NATO operations have evolved as well, including in adjustments to maneuvers by regime forces. Shifts include a focus on finding and hitting key weapons systems, initiating attacks on command and control and logistics sites, and employing drones.
In the east, the war is not over, but major activity has ceased in the vicinity of Marsa al-Burayqah and Ajdabiya. This absence of fighting has allowed the rebels to reorganize and train units and send reinforcements to Misratah, while continuing to pin down some portion of the regime forces. Seeking an opening, the regime has begun operating in the oases south of Ajdabiya. It has retaken Kufra Oasis, probably using it as an operational base from which forces can advance north toward Ajdabiya. Yet NATO control of the air makes it unlikely that the loyalists can achieve significant results through this repositioning.
The regime's commitment to contest control of all of Libya puts it at risk of losing everything. With resources overstretched, the regime has seldom been able to concentrate enough forces to decisively defeat the rebels. At the same time, the loyalists have not ceded any areas to the rebels of late. Whatever the scenario today, Tripoli's strategy would have worked had it not been for the intervention of NATO.

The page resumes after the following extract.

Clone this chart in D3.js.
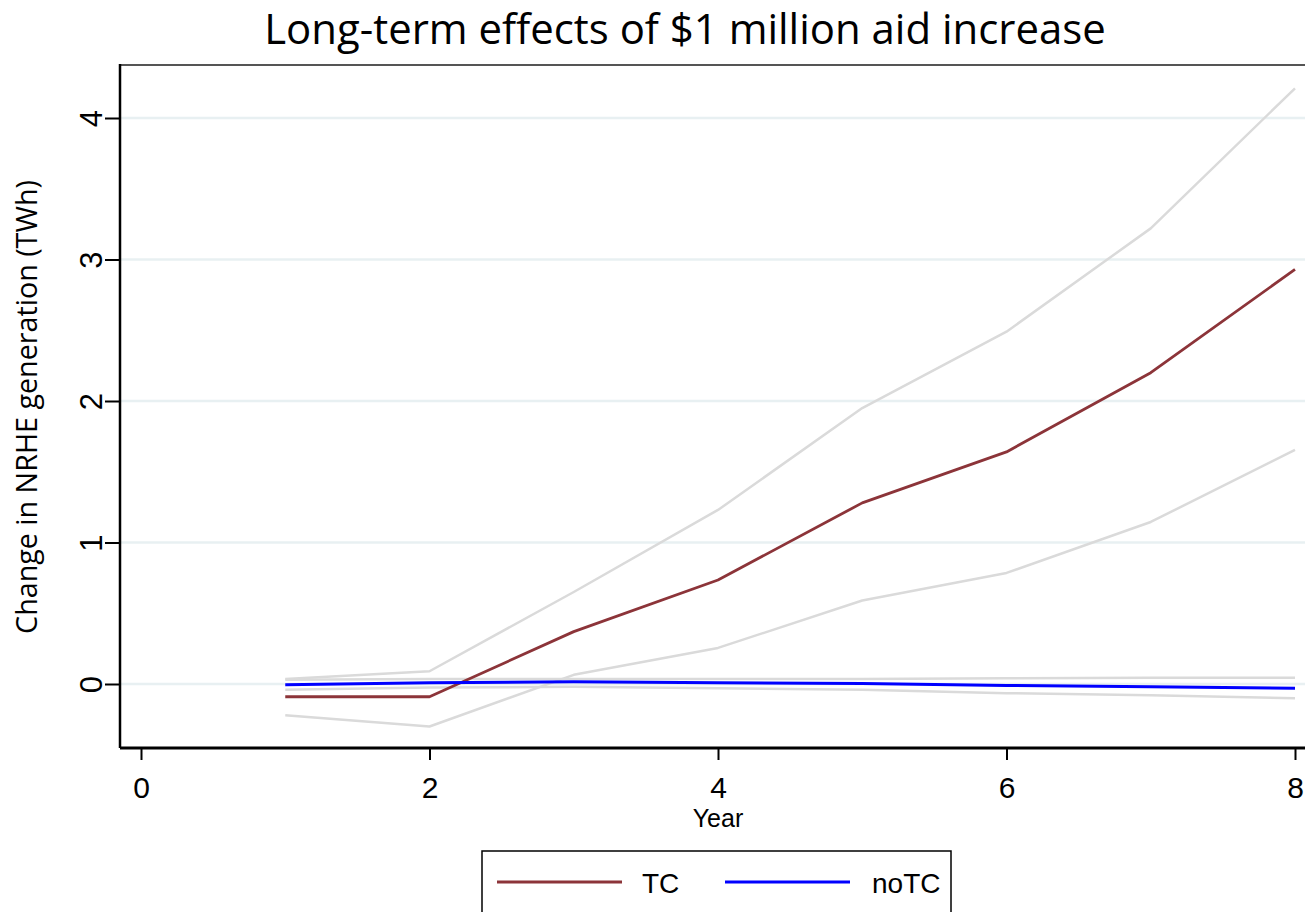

NATO has apparently committed to employing limited force in a lengthy conflict. As suggested earlier, even a protracted war will likely end in the regime's defeat, assuming NATO continues operations at least at current levels. But the cost to the Libyan people will be significant, in both casualties and damage, along with increasingly daunting prospects for a postwar economic recovery and enduring political strife. The rebels must improve their offensive and defensive capabilities alike, and NATO must maintain pressure at least at current levels. A greater commitment of NATO resources to the battle and to assist the rebels, as well as a greater willingness to take risks in using them, could shorten the war and reduce its price tag.
Jeffrey White is a defense fellow at The Washington Institute, specializing in military and security affairs.